Монолог 5. Ветви
16 мая 2024 г. в 11:08
Примечания:
Thomas Reid
- Extension Cord
Тогда я впервые заплакала на рабочем месте. Неприятно было до чертиков, я ведь привыкла быть сильной и спокойной. На отчёты и неправильно заполненные формы я никогда не обращала внимания, а вот нападение сумасшедшей больно цапнувшей меня за руку своими гнилыми ногтями подбило доверие к завтрашнему дню. Она вопила про суицид, ужасную жизнь и постоянные измены, называя меня чьей-то любовницей.
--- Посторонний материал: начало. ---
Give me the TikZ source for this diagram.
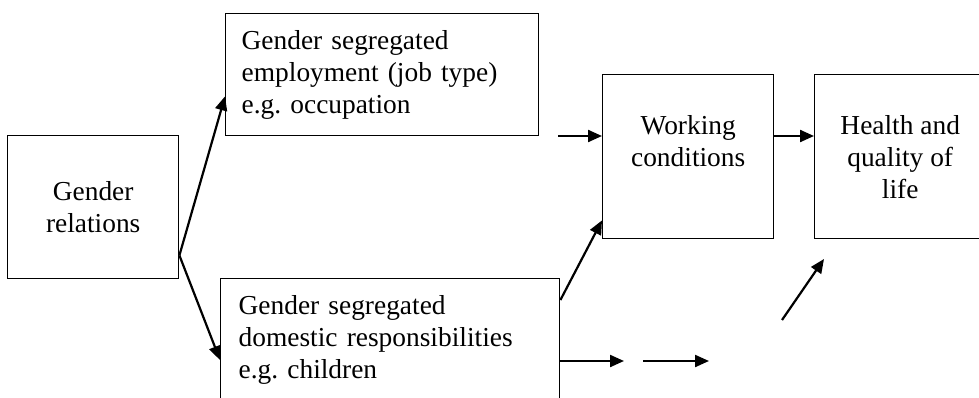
\documentclass[tikz,border=0pt]{standalone}
\usepackage{fontspec}
\setmainfont{Liberation Serif}
\usetikzlibrary{arrows.meta, positioning, calc}
\frenchspacing

\begin{document}
\begin{tikzpicture}[
  x=1pt, y=1pt,
  box/.style={draw, line width=1.4pt, anchor=north west, inner sep=0pt,
              font=\fontsize{27.4}{32}\selectfont},
  arr/.style={-{Triangle[length=14pt, width=12pt]}, line width=2.2pt}
]
  \clip (0,0) rectangle (979,397);
  \node[box, minimum width=171pt, minimum height=143pt, align=center] (gr) at (7,262) {Gender\\relations};
  \node[box, minimum width=313pt, minimum height=122pt, text width=281pt, inner xsep=16pt, align=left] (emp) at (225,384)
    {Gender segregated\\employment (job type)\\e.g. occupation};
  \node[box, minimum width=339pt, minimum height=122pt, text width=303pt, inner xsep=18pt, align=left] (dom) at (220,119)
    {Gender segregated\\domestic responsibilities\\e.g. children};
  \node[box, minimum width=171pt, minimum height=164pt, align=center] (wc) at (602,323) {Working\\conditions\\\mbox{}};
  \node[box, minimum width=171pt, minimum height=164pt, align=center] (hq) at (814,323) {Health and\\quality of\\life};
  % loose ends
  \coordinate (fork) at ($(gr.south east)+(0,24)$);
  \coordinate (empout) at (558,261);
  \coordinate (free1) at (782,77);
  \coordinate (free2) at (824,138);
  \coordinate (gap1) at (624,36);
  \coordinate (gap2) at (643,36);
  \coordinate (gap3) at (709,36);
  \draw[arr] (fork) -- ($(emp.south west)+(0,40)$);
  \draw[arr] (fork) -- ($(dom.north west)+(0,-82)$);
  \draw[arr] (empout) -- (empout -| wc.west);
  \draw[arr] (wc.east |- empout) -- (hq.west |- empout);
  \draw[arr] ($(dom.north east)+(0,-22)$) -- ($(wc.south west)+(0,19)$);
  \draw[arr] (free1) -- (free2);
  \draw[arr] (dom.east |- gap1) -- (gap1);
  \draw[arr] (gap2) -- (gap3);
\end{tikzpicture}
\end{document}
Я же видела её первый раз и сначала улыбалась, понимая, насколько далеко уехала её крыша. Когда она оказалась вплотную - стало не до смеха. Вот же срань, она чуть не порвала мою новую весеннюю куртку.
Помню, что все бегали вокруг меня как мухи. Носились с бесполезным сожалением и соболезнованием, будто моя рука сгнила следом за её ногтями и отвалилась у всех на виду. Я плакала и плакала, пока рука всё краснела и краснела, разъедая кожу глубокой царапиной, отвратительное зрелище, честно говоря. Помню, что когда беготня осела и я осталась одна на кухне, зашла Тополь. Пришлось с силой выдавить из себя краткое описание произошедшего, отчего глаза снова стали предательски мокрыми.
Она обнимала меня, шептала что-то успокаивающее, прижимала к себе так крепко, что заныли два ребра, вытирала с моих щек слезы и потекшую тушь, а ростки внутри всё глубже пробивали корнями желудок. Я не хотела лишней суеты, но она внезапно подняла свои связи и отправила меня в полицию, где её знакомые по старой дружбе взялись за это дело.
Я чувствовала теплоту её ладоней на своём лице. Её беспокойное дыхание. Её задумчивый тихий взгляд.
Я чувствовала себя такой особенной для неё.
Она не чувствовала себя таковой для меня, я знаю. Искренняя доброта всегда превращает в неподвижную статую, онемевшую от чувства нужности кому-либо. Я не смогла пошевелиться, обращенная в холодный мрамор с плачущими зрачками. Я не смогла сказать даже «спасибо».
Через пару дней заплакала другая девушка с ресепшена и получила от Тополя лишь холодное:
- Всем нам тут тяжело. Мы ведь не плачем.
Я тихо дышала, прислонившись головой к стене. Холодный и безжизненный бетон успокаивает живые разгоряченные нервы. Плачь у меня на плече, я согрею. Плачь, пожалуйста. Плачь вместе со мной так, словно мы самые обреченные люди на планете.
Она даже не догадывалась, как мне понятна и ощутима её боль. Отчасти приятна, какая мерзость.
Больше я не видела ту сумасшедшую. Больше её руки не рвали кожу моих запястий. Больше руки Тополя не касались моих щек.